Although we had a working dice prototype, to fully test our idea, we need to actually put a cube into the tray/reader. To achieve this, we need to get our breadboarded prototype inside a cube not more than about 4cm in size.

While we have access to surface mount PIC chips (16F628A in SSOP20 SMT package) with a total length of about 11mm and less than 1mm between pins, these chips are far too small to solder onto a home-made PCB by hand.
A slightly larger sized SMT chip is available (in SOIC package) but after investigation and trying a variety of PCB layouts, we discovered that using the standard SDIP (through hole) package requires a PCB that is only slightly larger than the one for SMT chips.
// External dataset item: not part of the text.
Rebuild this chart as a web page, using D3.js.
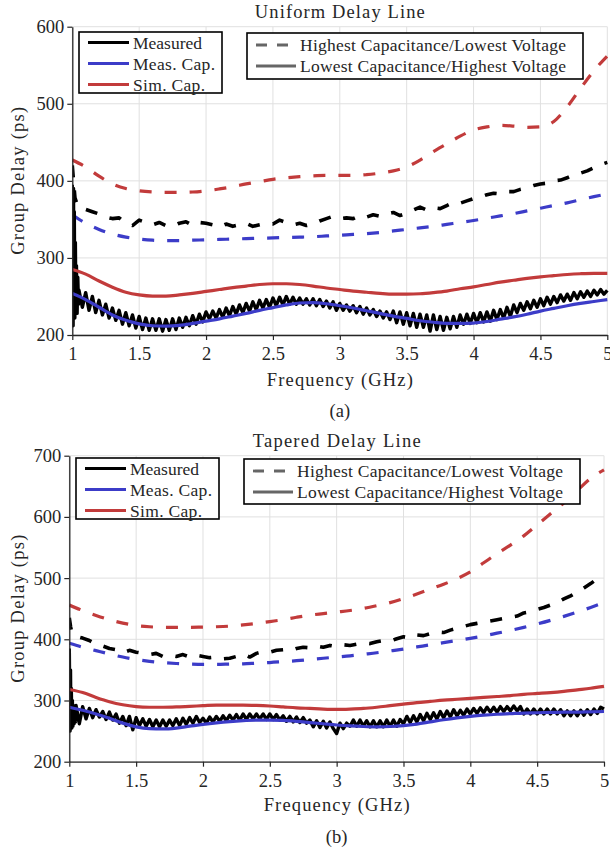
<!DOCTYPE html>
<html><head><meta charset="utf-8">
<script src="https://cdn.jsdelivr.net/npm/d3@7"></script>
<style>
body{margin:0;background:#fff}
svg text{font-family:"Liberation Serif","Times New Roman",serif;fill:#262626}
</style>
</head><body><svg id="c" width="610" height="852"></svg>
<script>
// ---------- shared ----------
const xTicks = [1, 1.5, 2, 2.5, 3, 3.5, 4, 4.5, 5];
const smoothF = [1.0,1.1,1.2,1.3,1.4,1.5,1.6,1.7,1.8,1.9,2.0,2.1,2.2,2.3,2.4,2.5,2.6,2.7,2.8,2.9,3.0,
                 3.1,3.2,3.3,3.4,3.5,3.6,3.7,3.8,3.9,4.0,4.1,4.2,4.3,4.4,4.5,4.6,4.7,4.8,4.9,5.0];
const seriesNames = ["Measured", "Meas. Cap.", "Sim. Cap."];
const styleNames = ["Highest Capacitance/Lowest Voltage", "Lowest Capacitance/Highest Voltage"];
const xLabel = "Frequency (GHz)";
const yLabel = "Group Delay (ps)";

// ---------- (a) Uniform Delay Line ----------
const aTitle = "Uniform Delay Line";
const aYTicks = [200, 300, 400, 500, 600];
const aSimHigh = [427,418,406,396,390,387,385.5,385,385,385.5,387,389.5,392.5,396,399,402,404,405.5,406.5,407,407,
                  407,408,410,413,418,427,438,448,458,466,470,472,471,469.5,470,477,496,520,543,562];
const aCapHigh = [356,345,337,331,327,324.5,323,322.5,322.5,323,323.5,324,324.5,325,325.5,326,326.5,327,327.5,328.5,329.5,
                  330.5,331.5,333,335,337,339,341,343.5,346,348.5,351.5,354.5,357.5,361,364.5,368,371.5,375.5,379.5,383];
const aSimLow = [285,279,270,262,255.5,252,250.5,250.5,252,254,256.5,259,261.5,263.5,265.5,266.5,266.5,265.5,263.5,261,259,
                 257,255.5,254,253,253,253.5,255,257,260,262.5,265.5,268.5,271,273.5,275.5,277,278.5,279.5,280,280];
const aCapLow = [254,246,236,226,219,214.5,212,211.5,212.5,215,218,221,224.5,228,232,235.5,239,241.5,242,240.5,238,
                 235,231.5,228,224.5,221.5,218.5,216.5,215,215,215.5,217.5,220.5,223.5,227,231,234.5,238,241,243.5,246];
// measured, highest capacitance: start transient then 0.05 GHz samples from 1.05
const aMeasHighStartF = [1.0, 1.01, 1.02, 1.035];
const aMeasHighStartV = [420, 398, 378, 370];
const aMeasHigh = [
  366,363,360,357,353,351,352,345,342,349,
  346,343,346,342,341,345,347,342,346,345,
  343,340,344,341,343,345,341,343,345,344,
  349,346,343,345,342,344,348,351,354,351,
  352,351,355,353,356,354,357,359,355,358,
  362,366,362,365,364,368,372,371,374,377,
  379,382,384,383,386,386,389,391,394,396,
  397,400,401,404,408,410,413,417,421,424];
// measured, lowest capacitance: start transient then 0.025 GHz samples from 1.05
const aMeasLowStartF = [1.0,1.003,1.006,1.009,1.012,1.015,1.019,1.023,1.027,1.031,1.036,1.041,1.046];
const aMeasLowStartV = [395,300,212,390,240,360,222,320,235,290,228,275,240];
const aMeasLow = [
  258,236,255,232,250,229,245,226,
  240,222,235,219,232,214,229,212,
  226,209,224,207,222,206,221,206,
  221,205,220,206,221,207,222,210,
  223,212,225,214,227,217,230,221,
  231,222,233,223,235,225,237,227,
  239,229,241,231,243,233,245,235,
  246,236,248,238,249,239,250,240,
  249,240,248,240,247,239,247,238,
  246,237,244,235,243,232,241,232,
  239,231,238,229,237,227,235,226,
  233,224,231,222,230,220,231,216,
  230,214,229,212,228,210,227,210,
  226,205,226,207,224,206,223,208,
  224,210,226,214,227,215,228,216,
  229,217,230,218,232,220,233,222,
  236,224,239,229,241,232,243,234,
  245,236,247,238,249,240,250,242,
  252,244,253,245,255,247,256,249,
  257,250,258,252,259,253,258];

// ---------- (b) Tapered Delay Line ----------
const bTitle = "Tapered Delay Line";
const bYTicks = [200, 300, 400, 500, 600, 700];
const bSimHigh = [456,447,439,432,426.5,422.5,420.5,419.5,419.5,419.5,420,420.5,421.5,423.5,426,429,432,436,439.5,442,444.5,
                  447,450.5,455,460,466.5,474,482,490,499,510,525,540,554,569,587,605,623,643,663,677];
const bCapHigh = [393.5,387,381.5,376,371,367,364,362,360.5,359.5,359,359,359.5,360,361,362,363.5,365,367,369,371,
                  373,375.5,378,381,384,387.5,391,394.5,398,401.5,405.5,410,414.5,419.5,425,431,437.5,444.5,452,460];
const bSimLow = [318,313,305,298,293,290,289,289,289.5,290.5,291.5,292.5,292.5,292.5,292,291,289.5,288,287,286,285.5,
                 286,287,289,291.5,294,296.5,298.5,300.5,302,303.5,305,306.5,308,310,311.5,313,315,317.5,320,323];
const bCapLow = [289,284,278,271,263,257,254,253.5,255,258,261,263.5,265.5,267,268,268,267.5,266,264,262,260,
                 258.5,257.5,257,257.5,259,261.5,265,268.5,271.5,274,276,277.5,278.5,279.5,280,280.5,281,281,281.5,282];
const bMeasHighStartF = [1.0, 1.01, 1.02, 1.035];
const bMeasHighStartV = [435, 420, 410, 407];
const bMeasHigh = [
  405,402,398,392,389,385,383,378,382,379,
  377,375,377,372,374,372,375,371,374,372,
  370,371,368,369,372,376,371,377,380,379,
  382,383,381,385,387,386,389,387,390,388,
  391,390,392,394,393,396,398,397,401,404,
  402,407,406,409,412,411,415,418,421,424,
  426,428,430,432,434,436,438,443,445,449,
  452,456,460,466,471,477,484,491,499,506];
const bMeasLowStartF = [1.0,1.003,1.006,1.009,1.012,1.015,1.019,1.023,1.027,1.031,1.036,1.041,1.046];
const bMeasLowStartV = [385,310,250,350,262,320,255,300,258,292,262,290,265];
const bMeasLow = [
  292,262,290,270,287,272,285,273,
  282,269,281,268,278,263,274,259,
  274,252,272,259,270,258,269,257,
  268,257,268,258,268,259,270,259,
  271,261,272,263,274,264,271,263,
  273,265,274,266,275,267,276,268,
  277,268,278,269,278,270,278,270,
  278,269,278,269,277,268,275,266,
  274,265,273,264,272,263,268,257,
  267,256,266,255,265,254,246,263,
  254,263,258,268,258,268,258,267,
  257,267,257,267,257,268,258,268,
  258,269,262,274,264,275,265,277,
  267,279,269,280,270,282,272,283,
  273,285,275,284,276,286,278,287,
  279,288,280,289,281,289,281,290,
  282,290,283,291,283,290,278,286,
  278,286,278,286,278,286,278,286,
  278,285,275,283,275,283,275,284,
  276,285,277,286,279,289,286];

// ---------- drawing ----------
const COL = {black: "#000000", blue: "#3c3cc8", red: "#c23b3b", gray: "#666666"};
const svg = d3.select("#c");

function pairs(fs, vs) { return fs.map((f, i) => [f, vs[i]]); }
function gridPairs(start, step, vs) { return vs.map((v, i) => [start + i * step, v]); }

function txt(g, x, y, s, size, len, anchor) {
  const t = g.append("text").attr("x", x).attr("y", y).attr("font-size", size)
    .attr("text-anchor", anchor || "start").text(s);
  if (len) t.attr("textLength", len).attr("lengthAdjust", "spacing");
  return t;
}

function panel(p) {
  const x = d3.scaleLinear().domain([1, 5]).range([p.left, p.right]);
  const y = d3.scaleLinear().domain(p.yDomain).range([p.bottom, p.top]);
  const g = svg.append("g");

  // grid
  g.append("g").selectAll("line").data(xTicks).join("line")
    .attr("x1", d => x(d)).attr("x2", d => x(d)).attr("y1", p.top).attr("y2", p.bottom)
    .attr("stroke", "#e0e0e0").attr("stroke-width", 1);
  g.append("g").selectAll("line").data(p.yTicks).join("line")
    .attr("x1", p.left).attr("x2", p.right).attr("y1", d => y(d)).attr("y2", d => y(d))
    .attr("stroke", "#e0e0e0").attr("stroke-width", 1);

  // lines
  const clip = "clip" + p.id;
  svg.append("clipPath").attr("id", clip).append("rect")
    .attr("x", p.left).attr("y", p.top - 2).attr("width", p.right - p.left + 2).attr("height", p.bottom - p.top + 2);
  const lg = g.append("g").attr("clip-path", `url(#${clip})`);
  const smooth = d3.line().x(d => x(d[0])).y(d => y(d[1])).curve(d3.curveMonotoneX);
  const raw = d3.line().x(d => x(d[0])).y(d => y(d[1]));
  const dash = "12 13";
  const mHigh = pairs(p.mHighF, p.mHighV).concat(gridPairs(1.05, 0.05, p.mHigh));
  const mLow = pairs(p.mLowF, p.mLowV).concat(gridPairs(1.05, 0.025, p.mLow));
  const specs = [
    {d: raw(mHigh), c: COL.black, w: 3.6, dash: dash},
    {d: smooth(pairs(smoothF, p.capHigh)), c: COL.blue, w: 3.2, dash: dash},
    {d: smooth(pairs(smoothF, p.simHigh)), c: COL.red, w: 3.2, dash: dash},
    {d: raw(mLow), c: COL.black, w: 3.4, dash: null},
    {d: smooth(pairs(smoothF, p.capLow)), c: COL.blue, w: 3.2, dash: null},
    {d: smooth(pairs(smoothF, p.simLow)), c: COL.red, w: 3.2, dash: null}
  ];
  lg.selectAll("path").data(specs).join("path")
    .attr("d", d => d.d).attr("fill", "none").attr("stroke", d => d.c)
    .attr("stroke-width", d => d.w).attr("stroke-dasharray", d => d.dash)
    .attr("stroke-linejoin", "round");

  // axes
  const xa = g.append("g").attr("transform", `translate(0,${p.bottom})`)
    .call(d3.axisBottom(x).tickValues(xTicks).tickFormat(d3.format("")).tickSize(5).tickSizeOuter(0).tickPadding(7));
  const ya = g.append("g").attr("transform", `translate(${p.left},0)`)
    .call(d3.axisLeft(y).tickValues(p.yTicks).tickFormat(d3.format("d")).tickSize(5).tickSizeOuter(0).tickPadding(3));
  [xa, ya].forEach(a => {
    a.select(".domain").attr("stroke", "#262626").attr("stroke-width", 1.3);
    a.selectAll(".tick line").attr("stroke", "#262626").attr("stroke-width", 1.2);
    a.selectAll("text").attr("font-size", 18.5).attr("fill", "#262626")
      .style("font-family", '"Liberation Serif", serif');
  });

  // labels
  const cx = (p.left + p.right) / 2;
  txt(g, cx, p.titleY, p.title, 18.5, p.titleLen, "middle");
  txt(g, cx, p.xLabelY, xLabel, 18.5, 146, "middle");
  txt(g, cx, p.capY, p.caption, 18.5, null, "middle");
  g.append("text").attr("transform", `translate(24,${(p.top + p.bottom) / 2}) rotate(-90)`)
    .attr("text-anchor", "middle").attr("font-size", 18.5)
    .attr("textLength", 148).attr("lengthAdjust", "spacing").text(yLabel);

  // legend 1
  const L1 = p.leg1;
  g.append("rect").attr("x", L1.x).attr("y", L1.y).attr("width", L1.w).attr("height", L1.h)
    .attr("fill", "#fff").attr("stroke", "#000").attr("stroke-width", 1.6);
  const cols = [COL.black, COL.blue, COL.red];
  const lens1 = [69, 82, 72];
  seriesNames.forEach((n, i) => {
    const yy = L1.y + 10.5 + i * 21;
    g.append("line").attr("x1", L1.x + 9).attr("x2", L1.x + 50).attr("y1", yy).attr("y2", yy)
      .attr("stroke", cols[i]).attr("stroke-width", 2.8);
    txt(g, L1.x + 54, yy + 6, n, 17.5, lens1[i]);
  });
  // legend 2
  const L2 = p.leg2;
  g.append("rect").attr("x", L2.x).attr("y", L2.y).attr("width", L2.w).attr("height", L2.h)
    .attr("fill", "#fff").attr("stroke", "#000").attr("stroke-width", 1.6);
  styleNames.forEach((n, i) => {
    const yy = L2.y + 12 + i * 21;
    g.append("line").attr("x1", L2.x + 9).attr("x2", L2.x + 49).attr("y1", yy).attr("y2", yy)
      .attr("stroke", COL.gray).attr("stroke-width", 2.8).attr("stroke-dasharray", i === 0 ? "11 10" : null);
    txt(g, L2.x + 53, yy + 6, n, 17.5, 266);
  });
}

panel({id: "a", left: 72.3, right: 607.3, top: 26.7, bottom: 335, yDomain: [200, 600], yTicks: aYTicks,
  title: aTitle, titleLen: 170, titleY: 18, xLabelY: 386, caption: "(a)", capY: 417,
  simHigh: aSimHigh, capHigh: aCapHigh, simLow: aSimLow, capLow: aCapLow,
  mHighF: aMeasHighStartF, mHighV: aMeasHighStartV, mHigh: aMeasHigh,
  mLowF: aMeasLowStartF, mLowV: aMeasLowStartV, mLow: aMeasLow,
  leg1: {x: 79, y: 32, w: 143, h: 61}, leg2: {x: 247, y: 33, w: 336, h: 46}});

panel({id: "b", left: 69.3, right: 604, top: 455.7, bottom: 761.7, yDomain: [200, 700], yTicks: bYTicks,
  title: bTitle, titleLen: 168, titleY: 447, xLabelY: 811, caption: "(b)", capY: 843,
  simHigh: bSimHigh, capHigh: bCapHigh, simLow: bSimLow, capLow: bCapLow,
  mHighF: bMeasHighStartF, mHighV: bMeasHighStartV, mHigh: bMeasHigh,
  mLowF: bMeasLowStartF, mLowV: bMeasLowStartV, mLow: bMeasLow,
  leg1: {x: 76, y: 458, w: 143, h: 61}, leg2: {x: 244, y: 459, w: 336, h: 45}});
</script></body></html>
As a result, we’ve decided to stick with the slightly larger, but much easier to solder, through hole version of chips and components (hand-soldering SMT diodes is possible but can be tricky – using through-hole components for everything means almost anyone should be able to make a working dice PCB)

With all this in mind, we’re making up some PCBs that will fit inside a cube, which can be used with the existing tray/reader board. The same technique will be used as for the tray reader, detailed in an earlier blog post.

Even using the larger through-hole components, the final PCB is small enough to fit inside a cube that will fit into the tray slots in the reader

The final, populated PCB, with through-hole components (PIC microcontroller and diodes) is small enough to fit inside a 4cm cube. Contacts on each of the six faces connect to the PCB/microcontroller using a number of micro-fine wires:

Green for ground, red for power, white for serial signals. It looks counter-intuitive because of where the components have been placed on the board, but if you follow the traces, you’ll see it does actually match up with the schematics!